[Start SUPPLIED RECORDS]

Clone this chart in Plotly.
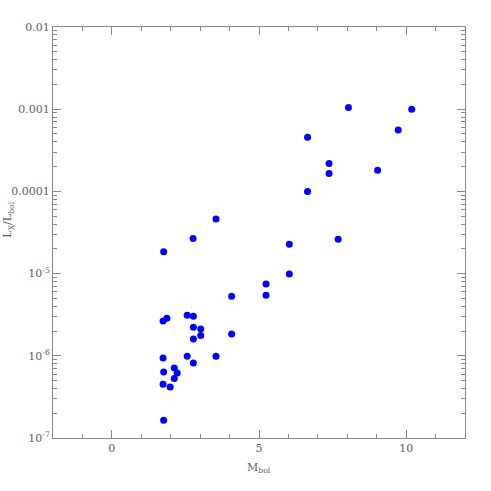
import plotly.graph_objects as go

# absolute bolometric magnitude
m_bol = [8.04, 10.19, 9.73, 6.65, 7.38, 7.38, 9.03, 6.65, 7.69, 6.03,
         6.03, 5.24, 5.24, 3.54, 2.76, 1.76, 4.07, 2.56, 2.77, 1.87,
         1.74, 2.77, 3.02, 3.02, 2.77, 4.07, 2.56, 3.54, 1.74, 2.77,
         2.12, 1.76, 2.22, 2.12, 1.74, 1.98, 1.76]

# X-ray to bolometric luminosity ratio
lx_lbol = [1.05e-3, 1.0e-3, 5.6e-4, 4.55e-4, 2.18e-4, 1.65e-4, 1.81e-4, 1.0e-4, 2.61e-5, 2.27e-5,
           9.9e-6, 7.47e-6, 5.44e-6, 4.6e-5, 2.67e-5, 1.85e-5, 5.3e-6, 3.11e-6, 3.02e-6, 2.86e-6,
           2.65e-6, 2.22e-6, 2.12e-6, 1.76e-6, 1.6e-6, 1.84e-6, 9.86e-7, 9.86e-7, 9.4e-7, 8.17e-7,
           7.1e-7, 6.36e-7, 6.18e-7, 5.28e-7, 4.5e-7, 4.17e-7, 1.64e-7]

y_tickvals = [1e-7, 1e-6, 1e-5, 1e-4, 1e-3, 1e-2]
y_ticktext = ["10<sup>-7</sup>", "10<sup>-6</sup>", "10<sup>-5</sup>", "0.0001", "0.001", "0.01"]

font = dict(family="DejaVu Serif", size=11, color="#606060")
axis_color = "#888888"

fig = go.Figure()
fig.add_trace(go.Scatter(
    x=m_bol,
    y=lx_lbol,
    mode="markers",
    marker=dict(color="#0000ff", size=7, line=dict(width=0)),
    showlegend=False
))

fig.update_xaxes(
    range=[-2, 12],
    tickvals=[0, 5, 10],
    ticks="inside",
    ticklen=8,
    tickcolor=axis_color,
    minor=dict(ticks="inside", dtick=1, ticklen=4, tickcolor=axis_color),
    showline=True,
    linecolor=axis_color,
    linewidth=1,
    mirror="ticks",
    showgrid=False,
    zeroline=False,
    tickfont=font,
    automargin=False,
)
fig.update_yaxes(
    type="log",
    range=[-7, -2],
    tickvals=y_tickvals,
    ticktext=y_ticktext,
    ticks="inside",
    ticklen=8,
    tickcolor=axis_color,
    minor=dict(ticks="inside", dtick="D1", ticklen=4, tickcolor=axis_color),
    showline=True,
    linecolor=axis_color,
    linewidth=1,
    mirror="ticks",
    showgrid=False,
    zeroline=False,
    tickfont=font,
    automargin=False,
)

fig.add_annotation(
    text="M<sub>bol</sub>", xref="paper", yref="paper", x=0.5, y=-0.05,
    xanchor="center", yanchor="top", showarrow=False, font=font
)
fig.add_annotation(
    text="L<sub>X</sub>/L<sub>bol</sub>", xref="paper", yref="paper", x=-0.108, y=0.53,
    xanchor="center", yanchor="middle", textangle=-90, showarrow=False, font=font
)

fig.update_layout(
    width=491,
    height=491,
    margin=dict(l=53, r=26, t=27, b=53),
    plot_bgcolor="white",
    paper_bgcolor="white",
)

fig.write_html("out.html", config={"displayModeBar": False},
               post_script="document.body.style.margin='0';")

[End SUPPLIED RECORDS]
[Start SUPPLIED RECORDS]

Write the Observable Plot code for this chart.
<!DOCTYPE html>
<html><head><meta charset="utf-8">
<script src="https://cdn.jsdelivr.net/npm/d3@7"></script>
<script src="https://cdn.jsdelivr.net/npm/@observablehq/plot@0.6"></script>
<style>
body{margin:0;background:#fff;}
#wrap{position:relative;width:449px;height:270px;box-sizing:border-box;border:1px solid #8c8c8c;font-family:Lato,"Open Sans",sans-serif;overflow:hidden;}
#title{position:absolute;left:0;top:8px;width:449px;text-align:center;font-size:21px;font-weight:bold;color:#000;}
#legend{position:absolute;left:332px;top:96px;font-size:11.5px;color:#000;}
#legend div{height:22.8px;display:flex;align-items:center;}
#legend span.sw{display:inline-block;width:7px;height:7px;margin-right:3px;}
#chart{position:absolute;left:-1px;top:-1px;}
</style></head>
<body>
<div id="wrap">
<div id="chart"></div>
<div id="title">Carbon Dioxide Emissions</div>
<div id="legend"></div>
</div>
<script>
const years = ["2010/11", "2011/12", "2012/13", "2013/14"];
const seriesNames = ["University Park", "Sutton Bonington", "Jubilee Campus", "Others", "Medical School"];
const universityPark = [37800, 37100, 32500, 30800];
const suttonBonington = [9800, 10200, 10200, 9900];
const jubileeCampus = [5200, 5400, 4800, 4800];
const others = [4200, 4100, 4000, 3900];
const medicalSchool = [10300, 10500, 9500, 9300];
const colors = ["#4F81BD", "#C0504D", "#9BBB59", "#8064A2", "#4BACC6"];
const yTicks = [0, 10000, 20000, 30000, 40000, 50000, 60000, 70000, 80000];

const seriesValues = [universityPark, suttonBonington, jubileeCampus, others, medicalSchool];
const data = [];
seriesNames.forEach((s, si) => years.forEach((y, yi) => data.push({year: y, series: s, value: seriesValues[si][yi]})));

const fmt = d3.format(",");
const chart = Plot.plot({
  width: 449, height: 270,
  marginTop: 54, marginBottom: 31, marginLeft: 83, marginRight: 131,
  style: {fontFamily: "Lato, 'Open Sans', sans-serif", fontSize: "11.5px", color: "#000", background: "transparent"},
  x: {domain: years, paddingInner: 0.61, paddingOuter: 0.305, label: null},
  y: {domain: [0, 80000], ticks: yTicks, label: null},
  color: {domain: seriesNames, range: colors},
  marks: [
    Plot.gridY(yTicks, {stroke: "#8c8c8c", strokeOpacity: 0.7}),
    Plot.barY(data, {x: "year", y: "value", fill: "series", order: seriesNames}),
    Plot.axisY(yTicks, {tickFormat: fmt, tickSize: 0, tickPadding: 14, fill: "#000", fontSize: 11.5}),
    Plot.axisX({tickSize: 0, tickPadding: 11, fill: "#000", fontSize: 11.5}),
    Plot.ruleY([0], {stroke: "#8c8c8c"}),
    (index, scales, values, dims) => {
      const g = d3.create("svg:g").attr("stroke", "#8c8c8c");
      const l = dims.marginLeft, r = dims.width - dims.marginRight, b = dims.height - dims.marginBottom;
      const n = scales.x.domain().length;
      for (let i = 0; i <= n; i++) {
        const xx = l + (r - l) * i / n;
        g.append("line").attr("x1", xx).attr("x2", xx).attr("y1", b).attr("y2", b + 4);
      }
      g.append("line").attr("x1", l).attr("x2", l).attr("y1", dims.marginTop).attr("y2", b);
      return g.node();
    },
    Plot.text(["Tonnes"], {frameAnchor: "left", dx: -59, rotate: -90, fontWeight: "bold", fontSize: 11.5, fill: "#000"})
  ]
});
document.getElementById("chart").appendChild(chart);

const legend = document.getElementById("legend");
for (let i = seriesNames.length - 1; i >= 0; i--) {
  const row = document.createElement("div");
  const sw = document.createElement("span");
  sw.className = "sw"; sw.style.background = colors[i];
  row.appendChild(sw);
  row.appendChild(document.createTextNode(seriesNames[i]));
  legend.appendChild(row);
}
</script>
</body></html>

[End SUPPLIED RECORDS]
[Start SUPPLIED RECORDS]

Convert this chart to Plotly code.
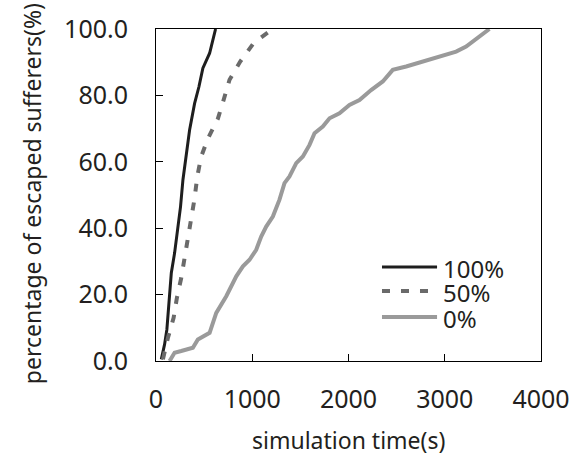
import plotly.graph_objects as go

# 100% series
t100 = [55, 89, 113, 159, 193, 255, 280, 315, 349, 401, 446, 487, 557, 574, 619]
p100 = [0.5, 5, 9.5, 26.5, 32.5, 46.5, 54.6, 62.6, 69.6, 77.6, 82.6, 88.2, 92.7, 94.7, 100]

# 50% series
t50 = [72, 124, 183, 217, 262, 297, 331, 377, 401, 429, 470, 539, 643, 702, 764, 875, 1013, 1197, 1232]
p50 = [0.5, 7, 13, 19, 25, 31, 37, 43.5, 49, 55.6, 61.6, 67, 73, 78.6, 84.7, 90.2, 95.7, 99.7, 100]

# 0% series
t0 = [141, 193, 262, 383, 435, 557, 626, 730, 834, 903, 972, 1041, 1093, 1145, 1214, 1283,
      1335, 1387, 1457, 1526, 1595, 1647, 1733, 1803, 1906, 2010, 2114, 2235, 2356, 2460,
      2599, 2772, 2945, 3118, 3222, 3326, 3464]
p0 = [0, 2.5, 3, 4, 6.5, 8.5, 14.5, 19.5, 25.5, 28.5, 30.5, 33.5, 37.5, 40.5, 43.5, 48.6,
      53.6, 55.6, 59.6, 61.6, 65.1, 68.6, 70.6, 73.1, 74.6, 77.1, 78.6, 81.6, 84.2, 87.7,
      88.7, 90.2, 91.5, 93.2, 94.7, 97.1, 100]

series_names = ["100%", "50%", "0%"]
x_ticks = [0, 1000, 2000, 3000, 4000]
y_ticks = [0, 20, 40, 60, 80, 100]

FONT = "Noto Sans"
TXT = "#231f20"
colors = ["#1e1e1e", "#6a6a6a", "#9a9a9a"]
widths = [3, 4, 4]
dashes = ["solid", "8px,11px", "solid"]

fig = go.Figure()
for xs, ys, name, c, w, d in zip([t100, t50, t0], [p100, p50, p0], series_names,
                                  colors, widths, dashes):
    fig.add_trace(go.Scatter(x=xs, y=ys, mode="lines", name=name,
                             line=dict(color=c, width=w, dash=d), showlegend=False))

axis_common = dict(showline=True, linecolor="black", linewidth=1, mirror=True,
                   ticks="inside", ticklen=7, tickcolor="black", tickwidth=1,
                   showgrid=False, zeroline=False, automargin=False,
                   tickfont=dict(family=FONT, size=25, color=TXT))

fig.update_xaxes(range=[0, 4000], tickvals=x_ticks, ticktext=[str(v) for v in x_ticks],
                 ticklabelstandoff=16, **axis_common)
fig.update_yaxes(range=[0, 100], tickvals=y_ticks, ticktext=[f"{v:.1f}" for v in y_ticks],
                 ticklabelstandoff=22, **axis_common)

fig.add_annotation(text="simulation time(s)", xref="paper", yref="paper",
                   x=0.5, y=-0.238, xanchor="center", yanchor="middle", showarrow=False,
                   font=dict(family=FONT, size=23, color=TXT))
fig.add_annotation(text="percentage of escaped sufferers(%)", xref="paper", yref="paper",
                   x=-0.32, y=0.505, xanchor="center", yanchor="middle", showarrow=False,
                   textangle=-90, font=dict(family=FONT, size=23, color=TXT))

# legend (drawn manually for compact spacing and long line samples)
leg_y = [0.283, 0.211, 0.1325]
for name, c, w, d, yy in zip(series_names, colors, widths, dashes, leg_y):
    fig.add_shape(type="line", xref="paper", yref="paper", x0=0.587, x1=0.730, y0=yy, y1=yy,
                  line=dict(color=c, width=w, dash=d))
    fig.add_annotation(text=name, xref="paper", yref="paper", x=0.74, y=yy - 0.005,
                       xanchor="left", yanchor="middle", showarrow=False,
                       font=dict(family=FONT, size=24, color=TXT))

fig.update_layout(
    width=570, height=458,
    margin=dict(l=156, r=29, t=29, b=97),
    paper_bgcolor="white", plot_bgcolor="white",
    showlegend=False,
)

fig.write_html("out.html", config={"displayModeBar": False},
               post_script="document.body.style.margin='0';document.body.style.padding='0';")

[End SUPPLIED RECORDS]

TASK
From the listing above, restate verbatim the lines running from the one with "Clone this chart in Plotly." through the one with "2.12, 1.76, 2.22, 2.12, 1.74, 1.98, 1.76]", inclusive, but not the pictures.

EXERCISE ANSWER
Clone this chart in Plotly.
import plotly.graph_objects as go

# absolute bolometric magnitude
m_bol = [8.04, 10.19, 9.73, 6.65, 7.38, 7.38, 9.03, 6.65, 7.69, 6.03,
         6.03, 5.24, 5.24, 3.54, 2.76, 1.76, 4.07, 2.56, 2.77, 1.87,
         1.74, 2.77, 3.02, 3.02, 2.77, 4.07, 2.56, 3.54, 1.74, 2.77,
         2.12, 1.76, 2.22, 2.12, 1.74, 1.98, 1.76]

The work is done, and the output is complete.